The French economist Perroux outlined in the 1950s that economic development, or growth, is not uniform over an entire region but takes place around a specific pole (or cluster). This pole is often characterized by core industries around which linked industries develop, mainly through direct and indirect effects. Core industries can involve a wide variety of sectors, such as automotive, aeronautical, agribusiness, electronics, steel, petrochemical, etc. Direct effects imply the core industry is purchasing goods and services from its suppliers (upstream-linked industries) or providing goods and services to its customers (downstream-linked industries). Core industries can thus have relationships either as customers or as suppliers for linked industries. Indirect effects can involve the demand for goods and services by people employed by the core and linked industries supporting the development and expansion of economic activities such as retail and real estate.
The expansion of the core industry implies the expansion of output, employment, related investments, as well as new technologies and new industrial sectors. Because of scale and agglomeration economies near the growth pole, regional development is unbalanced. Transportation, especially transport terminals, can play a significant role in such a process. The more dependent or related activity is to transportation, the more likely and robust this relationship is. At a later stage, the emergence of secondary growth poles is possible, mainly if a secondary industrial sector emerges with its own linked industries, contributing to regional economic diversity.
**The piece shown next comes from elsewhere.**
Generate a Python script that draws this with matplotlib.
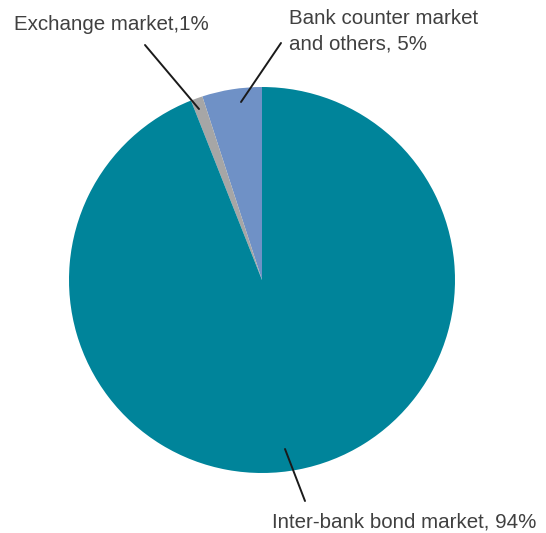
import matplotlib.pyplot as plt

labels = ["Bank counter market\nand others, 5%", "Exchange market,1%", "Inter-bank bond market, 94%"]
shares = [5, 1, 94]
colors = ["#6f91c6", "#a6a6a6", "#00849a"]

plt.rcParams["font.family"] = ["Liberation Sans", "DejaVu Sans"]

fig = plt.figure(figsize=(5.46, 5.33), dpi=100)
ax = fig.add_axes([0, 0, 1, 1])

# pie laid out in pixel units (y up)
ax.pie(shares, colors=colors, startangle=90, counterclock=True,
       center=(262, 253), radius=193, frame=True,
       wedgeprops=dict(linewidth=0))
ax.set_xlim(0, 546)
ax.set_ylim(0, 533)
ax.axis("off")

txt = dict(fontsize=14.8, color="#404040")
line = dict(arrowstyle="-", color="#1a1a1a", lw=1.4, shrinkA=0, shrinkB=0)

# Bank counter
ax.annotate("", xy=(241, 431), xytext=(281, 490), arrowprops=line)
ax.text(289, 524, labels[0], ha="left", va="top", linespacing=1.45, **txt)
# Exchange
ax.annotate("", xy=(199, 424), xytext=(145, 488), arrowprops=line)
ax.text(14, 499, labels[1], ha="left", va="bottom", **txt)
# Inter-bank
ax.annotate("", xy=(285, 84), xytext=(305, 32), arrowprops=line)
ax.text(272, 11, labels[2], ha="left", va="center", **txt)

fig.savefig("out.png", dpi=100)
The conceptualization of the growth pole theory relies on a series of assumptions. The main assumption is that leading (core) industries create multiplying effects on other firms that depend on realized economic opportunities. Another critical assumption is creating a series of complex links between the industries of the pole. These links can be forward or backward to the core industry, and the creation and expansion of these links are fundamental drivers of the economic dynamism of the pole. Then, growth poles are based on economies of agglomeration that can be considered the summation of the linkages and the proximity of the firms within the pole.
Global supply chains have challenged several dimensions of the growth poles theory since growth and linkages generated by a core industry could concern activities located elsewhere.